Start of DATA FOR THE TASK
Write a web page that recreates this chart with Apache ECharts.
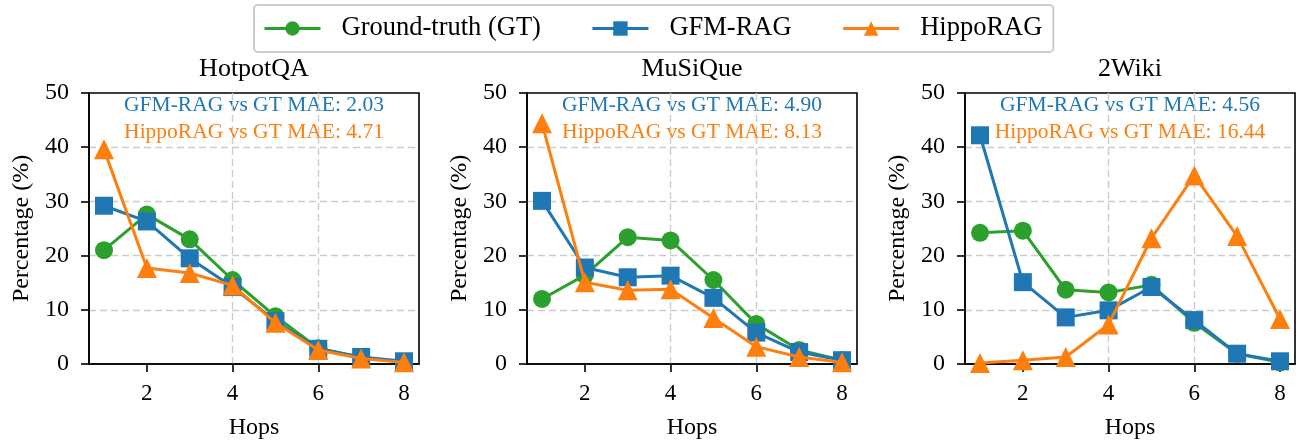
End of DATA FOR THE TASK
Start of DATA FOR THE TASK
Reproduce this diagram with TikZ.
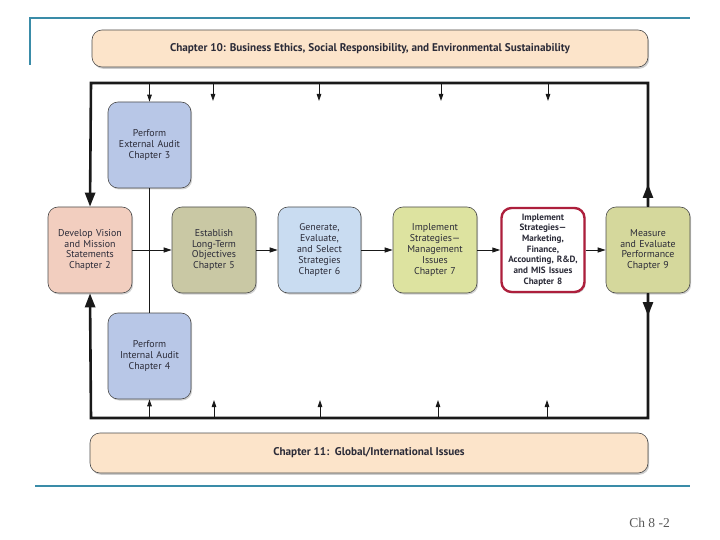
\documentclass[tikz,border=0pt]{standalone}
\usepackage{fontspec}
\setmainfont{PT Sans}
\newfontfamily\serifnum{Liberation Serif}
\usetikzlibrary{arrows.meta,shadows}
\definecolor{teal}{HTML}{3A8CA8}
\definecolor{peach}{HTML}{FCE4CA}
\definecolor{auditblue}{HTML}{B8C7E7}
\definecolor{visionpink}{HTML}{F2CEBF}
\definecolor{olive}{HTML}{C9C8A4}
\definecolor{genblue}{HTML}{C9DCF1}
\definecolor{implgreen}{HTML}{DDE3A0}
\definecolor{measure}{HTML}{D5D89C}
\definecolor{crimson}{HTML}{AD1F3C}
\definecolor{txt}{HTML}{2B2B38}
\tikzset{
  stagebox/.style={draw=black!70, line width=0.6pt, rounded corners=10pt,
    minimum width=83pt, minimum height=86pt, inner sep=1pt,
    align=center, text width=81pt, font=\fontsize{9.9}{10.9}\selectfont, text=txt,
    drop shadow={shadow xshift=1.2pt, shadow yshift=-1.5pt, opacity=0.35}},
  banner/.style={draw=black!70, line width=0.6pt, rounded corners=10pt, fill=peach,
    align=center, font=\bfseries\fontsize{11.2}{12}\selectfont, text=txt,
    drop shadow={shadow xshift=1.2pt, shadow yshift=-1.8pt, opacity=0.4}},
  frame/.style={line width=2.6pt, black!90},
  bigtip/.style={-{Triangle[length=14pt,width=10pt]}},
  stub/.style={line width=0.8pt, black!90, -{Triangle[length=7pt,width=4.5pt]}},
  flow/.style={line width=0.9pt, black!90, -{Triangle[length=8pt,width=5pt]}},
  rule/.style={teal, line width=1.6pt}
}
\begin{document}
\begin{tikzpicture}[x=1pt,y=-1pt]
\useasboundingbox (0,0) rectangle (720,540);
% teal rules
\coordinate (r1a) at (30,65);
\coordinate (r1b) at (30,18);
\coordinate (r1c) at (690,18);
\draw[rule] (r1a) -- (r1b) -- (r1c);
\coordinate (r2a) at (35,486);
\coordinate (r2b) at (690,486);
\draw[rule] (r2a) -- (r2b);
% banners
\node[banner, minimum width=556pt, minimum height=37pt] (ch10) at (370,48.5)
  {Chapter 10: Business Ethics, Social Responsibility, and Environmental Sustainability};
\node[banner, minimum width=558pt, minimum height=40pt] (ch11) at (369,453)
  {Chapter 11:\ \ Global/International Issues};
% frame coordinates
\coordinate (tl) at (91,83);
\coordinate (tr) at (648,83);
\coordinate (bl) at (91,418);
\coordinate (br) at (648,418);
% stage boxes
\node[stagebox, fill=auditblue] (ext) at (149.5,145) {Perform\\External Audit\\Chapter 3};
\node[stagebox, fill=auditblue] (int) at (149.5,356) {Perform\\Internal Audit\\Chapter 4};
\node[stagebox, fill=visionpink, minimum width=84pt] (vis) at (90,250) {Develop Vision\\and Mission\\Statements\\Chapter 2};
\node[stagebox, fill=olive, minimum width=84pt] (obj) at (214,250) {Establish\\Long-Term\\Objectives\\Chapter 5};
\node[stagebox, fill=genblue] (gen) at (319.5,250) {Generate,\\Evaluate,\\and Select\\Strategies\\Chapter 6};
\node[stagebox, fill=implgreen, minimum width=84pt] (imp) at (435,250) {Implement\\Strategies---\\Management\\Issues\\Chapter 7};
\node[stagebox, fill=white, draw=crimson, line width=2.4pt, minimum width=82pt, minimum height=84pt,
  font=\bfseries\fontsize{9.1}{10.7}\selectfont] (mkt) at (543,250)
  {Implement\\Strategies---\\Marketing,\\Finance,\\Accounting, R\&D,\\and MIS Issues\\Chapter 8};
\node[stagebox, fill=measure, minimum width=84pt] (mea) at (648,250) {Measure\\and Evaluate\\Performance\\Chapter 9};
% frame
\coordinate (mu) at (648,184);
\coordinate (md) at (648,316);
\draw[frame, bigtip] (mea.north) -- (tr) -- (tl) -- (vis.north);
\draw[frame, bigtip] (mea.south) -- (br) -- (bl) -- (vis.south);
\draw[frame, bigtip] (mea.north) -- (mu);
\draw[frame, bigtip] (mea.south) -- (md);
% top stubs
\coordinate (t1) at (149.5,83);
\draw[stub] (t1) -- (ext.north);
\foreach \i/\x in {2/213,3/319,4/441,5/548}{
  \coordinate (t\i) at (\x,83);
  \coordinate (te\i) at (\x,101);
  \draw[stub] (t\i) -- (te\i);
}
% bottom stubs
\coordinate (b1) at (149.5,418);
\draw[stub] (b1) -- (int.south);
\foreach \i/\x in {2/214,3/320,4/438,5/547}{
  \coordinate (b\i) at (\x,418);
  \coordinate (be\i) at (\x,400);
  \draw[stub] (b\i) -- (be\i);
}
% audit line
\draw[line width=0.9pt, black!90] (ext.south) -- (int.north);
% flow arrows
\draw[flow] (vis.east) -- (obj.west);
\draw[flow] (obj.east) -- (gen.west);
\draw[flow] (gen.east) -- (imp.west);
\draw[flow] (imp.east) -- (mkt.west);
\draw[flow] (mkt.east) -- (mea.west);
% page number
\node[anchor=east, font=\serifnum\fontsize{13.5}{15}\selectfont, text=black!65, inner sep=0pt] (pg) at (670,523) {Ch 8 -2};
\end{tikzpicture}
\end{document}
End of DATA FOR THE TASK
▶ **TASK PROMPT**
Pull out every line of the records that includes the string "with".

▶ **TASK SOLUTION**
Write a web page that recreates this chart with Apache ECharts.
Reproduce this diagram with TikZ.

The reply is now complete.